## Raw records
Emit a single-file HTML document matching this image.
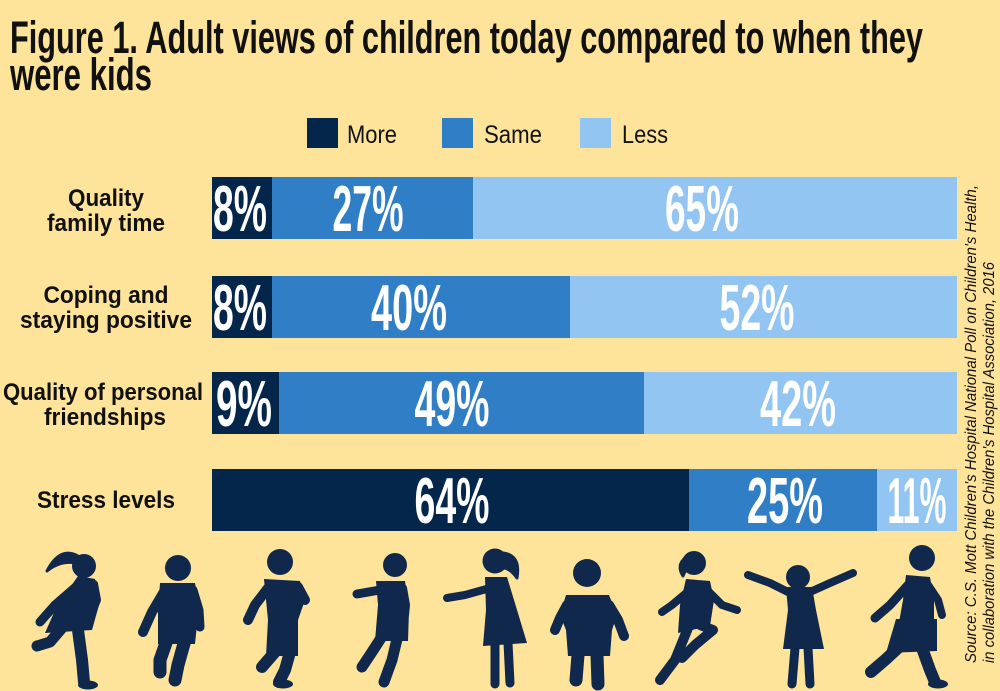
<!DOCTYPE html>
<html><head><meta charset="utf-8"><style>
html,body{margin:0;padding:0;background:#fee39b;}
svg{display:block;}
</style></head><body>
<svg width="1000" height="691" viewBox="0 0 1000 691" xmlns="http://www.w3.org/2000/svg">
<rect x="0" y="0" width="1000" height="691" fill="#fee39b"/>
<!-- Title -->
<g font-family="Liberation Sans, sans-serif" font-weight="700" font-size="45" fill="#111">
<text x="10" y="53" textLength="913" lengthAdjust="spacingAndGlyphs">Figure 1. Adult views of children today compared to when they</text>
<text x="10" y="90" textLength="142" lengthAdjust="spacingAndGlyphs">were kids</text>
</g>
<!-- Legend -->
<g font-family="Liberation Sans, sans-serif" font-size="25" fill="#111">
<rect x="307" y="118" width="31" height="30" fill="#05264b"/>
<text x="347" y="143" textLength="50" lengthAdjust="spacingAndGlyphs">More</text>
<rect x="442" y="118" width="31" height="30" fill="#2f7ec6"/>
<text x="484" y="143" textLength="58" lengthAdjust="spacingAndGlyphs">Same</text>
<rect x="580" y="118" width="31" height="30" fill="#93c5f3"/>
<text x="622" y="143" textLength="46" lengthAdjust="spacingAndGlyphs">Less</text>
</g>
<!-- Category labels -->
<g font-family="Liberation Sans, sans-serif" font-weight="700" font-size="24" fill="#111" text-anchor="middle">
<text x="106" y="206" textLength="76" lengthAdjust="spacingAndGlyphs">Quality</text>
<text x="106" y="231" textLength="118" lengthAdjust="spacingAndGlyphs">family time</text>
<text x="106" y="303" textLength="125" lengthAdjust="spacingAndGlyphs">Coping and</text>
<text x="106" y="328" textLength="172" lengthAdjust="spacingAndGlyphs">staying positive</text>
<text x="103" y="400" textLength="200" lengthAdjust="spacingAndGlyphs">Quality of personal</text>
<text x="105" y="425" textLength="122" lengthAdjust="spacingAndGlyphs">friendships</text>
<text x="106" y="508" textLength="138" lengthAdjust="spacingAndGlyphs">Stress levels</text>
</g>
<!-- Bars -->
<g>
<rect x="212" y="177" width="60" height="62" fill="#05264b"/>
<rect x="272" y="177" width="201" height="62" fill="#2f7ec6"/>
<rect x="473" y="177" width="484" height="62" fill="#93c5f3"/>

<rect x="212" y="276" width="60" height="62" fill="#05264b"/>
<rect x="272" y="276" width="298" height="62" fill="#2f7ec6"/>
<rect x="570" y="276" width="387" height="62" fill="#93c5f3"/>

<rect x="212" y="372" width="67" height="62" fill="#05264b"/>
<rect x="279" y="372" width="365" height="62" fill="#2f7ec6"/>
<rect x="644" y="372" width="313" height="62" fill="#93c5f3"/>

<rect x="212" y="469" width="477" height="62" fill="#05264b"/>
<rect x="689" y="469" width="188" height="62" fill="#2f7ec6"/>
<rect x="877" y="469" width="80" height="62" fill="#93c5f3"/>
</g>
<!-- Percent labels -->
<g font-family="Liberation Sans, sans-serif" font-weight="700" font-size="65" fill="#fff" text-anchor="middle">
<text x="240" y="231" textLength="54" lengthAdjust="spacingAndGlyphs">8%</text>
<text x="368" y="231" textLength="71" lengthAdjust="spacingAndGlyphs">27%</text>
<text x="702" y="231" textLength="74" lengthAdjust="spacingAndGlyphs">65%</text>

<text x="240" y="330" textLength="54" lengthAdjust="spacingAndGlyphs">8%</text>
<text x="409" y="330" textLength="76" lengthAdjust="spacingAndGlyphs">40%</text>
<text x="757" y="330" textLength="75" lengthAdjust="spacingAndGlyphs">52%</text>

<text x="244" y="426" textLength="56" lengthAdjust="spacingAndGlyphs">9%</text>
<text x="452" y="426" textLength="75" lengthAdjust="spacingAndGlyphs">49%</text>
<text x="798" y="426" textLength="76" lengthAdjust="spacingAndGlyphs">42%</text>

<text x="452" y="523" textLength="75" lengthAdjust="spacingAndGlyphs">64%</text>
<text x="785" y="523" textLength="76" lengthAdjust="spacingAndGlyphs">25%</text>
<text x="917" y="523" textLength="59" lengthAdjust="spacingAndGlyphs">11%</text>
</g>
<!-- Source -->
<g font-family="Liberation Sans, sans-serif" font-style="italic" font-size="16" fill="#111">
<text transform="translate(976,663) rotate(-90)" textLength="478" lengthAdjust="spacingAndGlyphs">Source: C.S. Mott Children's Hospital National Poll on Children's Health,</text>
<text transform="translate(994,663) rotate(-90)" textLength="401" lengthAdjust="spacingAndGlyphs">in collaboration with the Children's Hospital Association, 2016</text>
</g>
<!-- Silhouettes -->
<g fill="#10284c" stroke="#10284c" stroke-linecap="round" stroke-linejoin="round">
<!-- 1 girl running -->
<circle cx="84" cy="566" r="12" stroke="none"/>
<path d="M78,556 Q60,546 47,571 Q60,560 77,563 Z" stroke-width="3"/>
<path d="M78,576 L95,579 L99,605 L92,630 L45,633 L56,608 Z" stroke="none"/>
<polyline points="78,585 55,605 40,622" fill="none" stroke-width="9"/>
<polyline points="94,584 97,600 92,612" fill="none" stroke-width="8"/>
<polyline points="62,628 50,642 37,646" fill="none" stroke-width="11"/>
<polyline points="78,630 82,660 84,682" fill="none" stroke-width="12"/>
<ellipse cx="88" cy="685" rx="10" ry="4.5" stroke="none"/>
<!-- 2 boy running -->
<circle cx="178" cy="568" r="13" stroke="none"/>
<path d="M160,583 L195,583 L199,605 L195,644 L158,644 L158,610 Z" stroke="none"/>
<polyline points="165,590 152,612 143,632" fill="none" stroke-width="10"/>
<polyline points="193,590 199,610 200,627" fill="none" stroke-width="9"/>
<polyline points="167,640 160,660 160,672" fill="none" stroke-width="13"/>
<polyline points="185,640 178,665 175,680" fill="none" stroke-width="13"/>
<!-- 3 boy walking -->
<circle cx="280" cy="562" r="13" stroke="none"/>
<path d="M264,579 L300,581 L305,600 L298,620 L298,656 L266,656 L268,620 Z" stroke="none"/>
<polyline points="268,588 255,605 248,620" fill="none" stroke-width="10"/>
<polyline points="298,587 305,600" fill="none" stroke-width="10"/>
<polyline points="275,652 262,667" fill="none" stroke-width="12"/>
<polyline points="290,652 285,670 279,682" fill="none" stroke-width="12"/>
<ellipse cx="283" cy="684" rx="10" ry="4.5" stroke="none"/>
<!-- 4 child -->
<circle cx="395" cy="565" r="12" stroke="none"/>
<path d="M376,581 L405,581 L409,610 L408,641 L375,641 L378,605 Z" stroke="none"/>
<polyline points="380,590 357,594" fill="none" stroke-width="9"/>
<polyline points="403,588 406,605 405,615" fill="none" stroke-width="8"/>
<polyline points="383,635 370,655 362,667" fill="none" stroke-width="11"/>
<polyline points="398,635 392,660 384,682" fill="none" stroke-width="11"/>
<!-- 5 girl arm out -->
<circle cx="495" cy="561" r="12.5" stroke="none"/>
<path d="M503,553 Q521,555 517,578 Q510,568 503,568 Z" stroke-width="3"/>
<path d="M485,577 L507,577 L514,600 L527,643 L483,646 L486,610 Z" stroke="none"/>
<polyline points="490,588 465,595 447,598" fill="none" stroke-width="8"/>
<polyline points="495,643 495,684" fill="none" stroke-width="9"/>
<polyline points="508,643 510,683" fill="none" stroke-width="9"/>
<!-- 6 boy chubby -->
<circle cx="587" cy="573" r="14" stroke="none"/>
<path d="M566,595 L609,595 L617,615 L612,630 L610,656 L568,656 L566,630 L560,615 Z" stroke="none"/>
<polyline points="567,605 560,618 555,630" fill="none" stroke-width="10"/>
<polyline points="609,605 618,620 624,636" fill="none" stroke-width="10"/>
<polyline points="578,655 576,680" fill="none" stroke-width="13"/>
<polyline points="597,655 598,684" fill="none" stroke-width="13"/>
<!-- 7 girl jumping -->
<circle cx="694" cy="563" r="12" stroke="none"/>
<path d="M686,557 Q676,565 683,576 Q686,568 690,566 Z" stroke-width="3"/>
<path d="M686,579 L710,581 L714,600 L710,626 L678,633 L680,605 Z" stroke="none"/>
<polyline points="690,590 672,605 662,612" fill="none" stroke-width="8"/>
<polyline points="707,590 722,605 737,610" fill="none" stroke-width="8"/>
<polyline points="700,625 713,630 695,645 682,658" fill="none" stroke-width="10"/>
<polyline points="688,628 675,660 660,680" fill="none" stroke-width="10"/>
<!-- 8 girl arms wide -->
<circle cx="798" cy="577" r="12" stroke="none"/>
<polyline points="788,592 770,583 748,575" fill="none" stroke-width="8"/>
<polyline points="810,592 830,583 853,573" fill="none" stroke-width="8"/>
<path d="M786,587 L812,587 L816,610 L824,649 L783,649 L788,610 Z" stroke="none"/>
<polyline points="795,648 792,684" fill="none" stroke-width="9"/>
<polyline points="808,648 810,684" fill="none" stroke-width="9"/>
<!-- 9 boy walking -->
<circle cx="922" cy="558" r="13" stroke="none"/>
<path d="M906,575 L930,577 L934,600 L934,625 L898,628 L903,600 Z" stroke="none"/>
<path d="M896,619 L937,619 L937,651 L886,653 Z" stroke="none"/>
<polyline points="908,585 890,605 875,618" fill="none" stroke-width="9"/>
<polyline points="928,585 938,600 942,615" fill="none" stroke-width="8"/>
<polyline points="898,648 885,660 871,672" fill="none" stroke-width="12"/>
<polyline points="922,648 930,670 935,682" fill="none" stroke-width="12"/>
<ellipse cx="938" cy="684" rx="10" ry="4.5" stroke="none"/>
</g>
</svg>
</body></html>
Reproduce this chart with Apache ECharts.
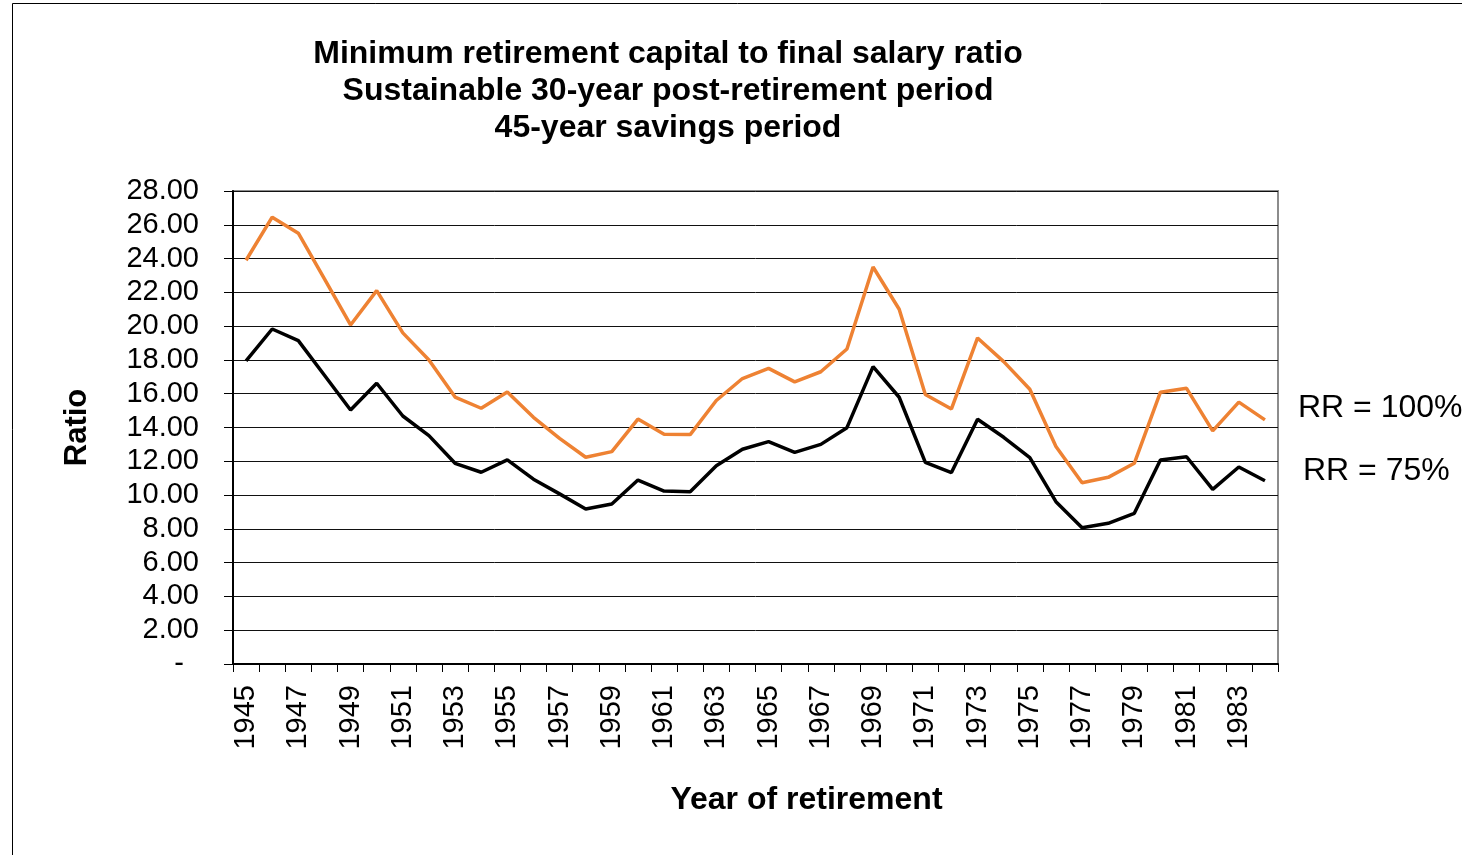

## Do this
Looking at the listing above, how many of its lines contain the string "with"? Give the number alone.

## Exercise response
2